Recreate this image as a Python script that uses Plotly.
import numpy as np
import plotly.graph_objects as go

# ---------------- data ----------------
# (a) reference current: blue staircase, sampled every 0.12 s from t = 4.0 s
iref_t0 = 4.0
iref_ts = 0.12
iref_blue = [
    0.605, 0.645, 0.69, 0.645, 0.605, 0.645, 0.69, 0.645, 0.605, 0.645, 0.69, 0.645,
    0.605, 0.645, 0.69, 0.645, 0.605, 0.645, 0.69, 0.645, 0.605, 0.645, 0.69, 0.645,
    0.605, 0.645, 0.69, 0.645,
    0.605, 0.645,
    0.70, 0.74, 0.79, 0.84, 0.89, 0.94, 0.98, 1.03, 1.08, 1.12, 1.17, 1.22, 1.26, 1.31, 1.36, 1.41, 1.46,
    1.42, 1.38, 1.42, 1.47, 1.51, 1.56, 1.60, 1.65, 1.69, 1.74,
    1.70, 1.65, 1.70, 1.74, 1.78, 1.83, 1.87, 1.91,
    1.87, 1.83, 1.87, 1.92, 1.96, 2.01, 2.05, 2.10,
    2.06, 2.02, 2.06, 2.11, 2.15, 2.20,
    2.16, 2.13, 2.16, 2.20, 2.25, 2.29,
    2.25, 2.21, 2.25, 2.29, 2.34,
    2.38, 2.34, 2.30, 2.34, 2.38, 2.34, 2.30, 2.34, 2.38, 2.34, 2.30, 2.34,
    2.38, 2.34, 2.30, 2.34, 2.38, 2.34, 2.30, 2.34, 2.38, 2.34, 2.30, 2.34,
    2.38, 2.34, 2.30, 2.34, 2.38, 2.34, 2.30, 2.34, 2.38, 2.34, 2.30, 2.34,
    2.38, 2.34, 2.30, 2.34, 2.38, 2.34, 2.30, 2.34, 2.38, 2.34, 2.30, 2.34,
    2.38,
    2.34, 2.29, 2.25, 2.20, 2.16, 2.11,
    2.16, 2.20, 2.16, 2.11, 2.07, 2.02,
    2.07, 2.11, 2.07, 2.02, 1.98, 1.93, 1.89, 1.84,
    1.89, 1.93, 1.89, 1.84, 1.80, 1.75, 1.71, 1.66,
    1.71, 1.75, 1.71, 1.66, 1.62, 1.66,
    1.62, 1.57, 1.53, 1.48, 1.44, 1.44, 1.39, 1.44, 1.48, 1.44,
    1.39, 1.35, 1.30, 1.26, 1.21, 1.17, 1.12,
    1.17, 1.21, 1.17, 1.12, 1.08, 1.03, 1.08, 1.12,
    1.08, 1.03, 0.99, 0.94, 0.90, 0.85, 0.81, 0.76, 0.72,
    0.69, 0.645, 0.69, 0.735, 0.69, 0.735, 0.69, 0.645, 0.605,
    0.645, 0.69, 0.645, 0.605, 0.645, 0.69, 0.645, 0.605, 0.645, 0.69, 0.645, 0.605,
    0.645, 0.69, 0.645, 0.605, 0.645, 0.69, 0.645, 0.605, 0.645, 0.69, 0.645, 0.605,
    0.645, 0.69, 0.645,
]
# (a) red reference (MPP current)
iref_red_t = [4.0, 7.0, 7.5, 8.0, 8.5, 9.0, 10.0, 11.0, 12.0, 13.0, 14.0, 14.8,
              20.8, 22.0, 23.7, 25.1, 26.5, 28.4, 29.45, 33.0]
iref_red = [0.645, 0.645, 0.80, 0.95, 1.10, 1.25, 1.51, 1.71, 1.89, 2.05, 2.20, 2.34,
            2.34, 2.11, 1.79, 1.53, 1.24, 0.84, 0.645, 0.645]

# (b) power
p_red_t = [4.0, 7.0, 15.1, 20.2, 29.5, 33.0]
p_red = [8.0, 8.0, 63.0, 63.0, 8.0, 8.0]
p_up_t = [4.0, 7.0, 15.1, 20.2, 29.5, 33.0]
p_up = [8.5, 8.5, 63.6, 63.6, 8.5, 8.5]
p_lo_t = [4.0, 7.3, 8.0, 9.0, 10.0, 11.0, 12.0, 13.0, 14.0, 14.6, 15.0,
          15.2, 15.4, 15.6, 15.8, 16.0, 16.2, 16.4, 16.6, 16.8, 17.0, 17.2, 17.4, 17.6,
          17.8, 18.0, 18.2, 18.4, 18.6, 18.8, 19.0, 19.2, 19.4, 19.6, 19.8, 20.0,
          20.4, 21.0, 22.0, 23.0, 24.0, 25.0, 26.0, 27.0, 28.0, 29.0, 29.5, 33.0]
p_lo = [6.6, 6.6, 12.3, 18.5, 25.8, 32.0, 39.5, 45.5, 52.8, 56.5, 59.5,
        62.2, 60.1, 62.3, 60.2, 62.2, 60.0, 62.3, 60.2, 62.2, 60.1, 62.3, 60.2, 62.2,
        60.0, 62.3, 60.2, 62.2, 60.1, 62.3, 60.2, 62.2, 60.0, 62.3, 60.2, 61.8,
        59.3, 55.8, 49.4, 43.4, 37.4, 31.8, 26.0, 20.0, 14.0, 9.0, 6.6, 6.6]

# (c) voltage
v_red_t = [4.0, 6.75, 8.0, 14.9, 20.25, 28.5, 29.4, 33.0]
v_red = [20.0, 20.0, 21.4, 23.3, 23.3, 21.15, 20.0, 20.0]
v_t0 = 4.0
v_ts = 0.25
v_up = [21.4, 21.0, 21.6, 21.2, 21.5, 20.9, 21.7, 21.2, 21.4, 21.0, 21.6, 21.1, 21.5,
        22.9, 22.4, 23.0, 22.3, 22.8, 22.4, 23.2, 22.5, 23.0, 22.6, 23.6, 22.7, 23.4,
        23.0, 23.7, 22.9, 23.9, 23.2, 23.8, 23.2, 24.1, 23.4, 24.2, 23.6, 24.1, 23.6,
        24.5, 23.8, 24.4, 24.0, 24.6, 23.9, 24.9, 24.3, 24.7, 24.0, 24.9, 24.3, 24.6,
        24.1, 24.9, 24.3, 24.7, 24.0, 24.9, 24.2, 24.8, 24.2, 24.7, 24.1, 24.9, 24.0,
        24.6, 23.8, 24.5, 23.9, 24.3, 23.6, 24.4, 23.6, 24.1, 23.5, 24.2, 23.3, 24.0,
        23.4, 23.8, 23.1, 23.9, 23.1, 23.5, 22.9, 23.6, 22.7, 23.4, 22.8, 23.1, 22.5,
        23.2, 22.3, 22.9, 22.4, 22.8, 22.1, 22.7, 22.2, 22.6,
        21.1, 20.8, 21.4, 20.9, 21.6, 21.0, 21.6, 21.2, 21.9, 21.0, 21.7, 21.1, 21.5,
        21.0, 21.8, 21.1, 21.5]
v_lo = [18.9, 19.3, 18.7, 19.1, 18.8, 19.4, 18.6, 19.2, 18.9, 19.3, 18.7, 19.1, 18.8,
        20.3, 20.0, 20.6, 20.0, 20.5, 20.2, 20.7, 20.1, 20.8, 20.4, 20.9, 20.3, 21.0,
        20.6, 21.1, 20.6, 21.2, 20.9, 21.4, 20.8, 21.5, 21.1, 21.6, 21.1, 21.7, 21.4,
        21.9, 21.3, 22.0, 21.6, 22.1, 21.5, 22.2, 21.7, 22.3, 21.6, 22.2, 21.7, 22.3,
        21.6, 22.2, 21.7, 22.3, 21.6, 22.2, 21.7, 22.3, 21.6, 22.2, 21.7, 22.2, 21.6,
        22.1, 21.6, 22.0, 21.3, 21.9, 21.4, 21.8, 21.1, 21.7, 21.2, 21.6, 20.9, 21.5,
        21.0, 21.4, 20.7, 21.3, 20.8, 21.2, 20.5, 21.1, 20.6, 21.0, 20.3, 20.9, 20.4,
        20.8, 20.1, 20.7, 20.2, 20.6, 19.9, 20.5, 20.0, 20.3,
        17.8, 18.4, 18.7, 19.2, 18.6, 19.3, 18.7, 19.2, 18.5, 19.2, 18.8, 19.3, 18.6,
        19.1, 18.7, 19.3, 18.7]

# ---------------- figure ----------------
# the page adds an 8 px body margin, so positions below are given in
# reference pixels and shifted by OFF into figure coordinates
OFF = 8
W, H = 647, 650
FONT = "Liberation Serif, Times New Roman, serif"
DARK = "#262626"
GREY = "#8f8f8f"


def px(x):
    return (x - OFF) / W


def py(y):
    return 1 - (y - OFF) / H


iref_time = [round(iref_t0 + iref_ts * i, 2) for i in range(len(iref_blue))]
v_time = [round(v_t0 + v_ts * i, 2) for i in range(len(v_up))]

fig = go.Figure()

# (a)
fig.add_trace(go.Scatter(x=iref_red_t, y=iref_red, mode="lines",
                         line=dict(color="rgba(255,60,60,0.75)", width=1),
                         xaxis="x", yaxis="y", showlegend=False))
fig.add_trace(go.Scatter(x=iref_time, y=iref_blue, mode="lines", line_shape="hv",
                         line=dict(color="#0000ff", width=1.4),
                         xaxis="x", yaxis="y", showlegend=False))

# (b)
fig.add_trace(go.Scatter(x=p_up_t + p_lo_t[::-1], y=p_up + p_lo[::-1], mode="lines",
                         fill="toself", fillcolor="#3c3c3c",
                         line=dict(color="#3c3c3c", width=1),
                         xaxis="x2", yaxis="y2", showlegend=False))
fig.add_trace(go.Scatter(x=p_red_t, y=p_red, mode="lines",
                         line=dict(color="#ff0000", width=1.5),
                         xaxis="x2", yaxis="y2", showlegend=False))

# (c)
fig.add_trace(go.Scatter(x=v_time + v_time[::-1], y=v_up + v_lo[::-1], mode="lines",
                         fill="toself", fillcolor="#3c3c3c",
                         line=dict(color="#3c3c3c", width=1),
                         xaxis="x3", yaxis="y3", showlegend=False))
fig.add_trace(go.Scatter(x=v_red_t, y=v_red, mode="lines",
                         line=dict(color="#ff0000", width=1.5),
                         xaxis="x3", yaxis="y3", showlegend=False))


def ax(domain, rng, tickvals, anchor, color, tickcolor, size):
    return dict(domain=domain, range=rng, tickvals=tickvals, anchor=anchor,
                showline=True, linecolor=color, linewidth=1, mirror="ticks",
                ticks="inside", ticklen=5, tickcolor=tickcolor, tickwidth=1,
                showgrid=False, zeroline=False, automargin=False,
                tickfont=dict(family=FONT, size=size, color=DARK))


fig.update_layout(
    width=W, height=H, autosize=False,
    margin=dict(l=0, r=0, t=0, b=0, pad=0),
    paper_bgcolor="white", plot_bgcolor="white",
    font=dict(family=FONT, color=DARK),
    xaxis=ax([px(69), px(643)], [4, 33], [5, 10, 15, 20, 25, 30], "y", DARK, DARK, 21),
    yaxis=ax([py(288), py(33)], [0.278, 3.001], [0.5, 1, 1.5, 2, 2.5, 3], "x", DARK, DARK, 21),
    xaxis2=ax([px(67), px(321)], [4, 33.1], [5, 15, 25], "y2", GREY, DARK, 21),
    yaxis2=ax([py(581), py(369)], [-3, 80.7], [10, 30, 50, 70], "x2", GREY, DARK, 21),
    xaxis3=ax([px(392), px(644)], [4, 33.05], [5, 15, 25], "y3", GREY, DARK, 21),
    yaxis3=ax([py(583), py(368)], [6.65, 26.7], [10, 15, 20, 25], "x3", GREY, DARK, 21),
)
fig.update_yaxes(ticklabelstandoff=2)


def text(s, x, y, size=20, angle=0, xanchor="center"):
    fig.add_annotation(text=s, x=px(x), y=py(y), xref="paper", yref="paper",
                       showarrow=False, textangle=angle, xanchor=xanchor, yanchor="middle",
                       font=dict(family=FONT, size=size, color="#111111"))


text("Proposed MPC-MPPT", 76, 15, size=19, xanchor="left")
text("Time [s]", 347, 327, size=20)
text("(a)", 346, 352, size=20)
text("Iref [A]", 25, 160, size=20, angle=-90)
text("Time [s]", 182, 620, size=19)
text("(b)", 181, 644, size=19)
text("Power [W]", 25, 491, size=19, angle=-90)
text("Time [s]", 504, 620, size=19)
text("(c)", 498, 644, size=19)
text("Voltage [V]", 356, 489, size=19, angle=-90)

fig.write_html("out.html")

· · · · · · ·

Print the listing above from its first line through the line with "import plotly.graph_objects as go", and stop there.

Recreate this image as a Python script that uses Plotly.
import numpy as np
import plotly.graph_objects as go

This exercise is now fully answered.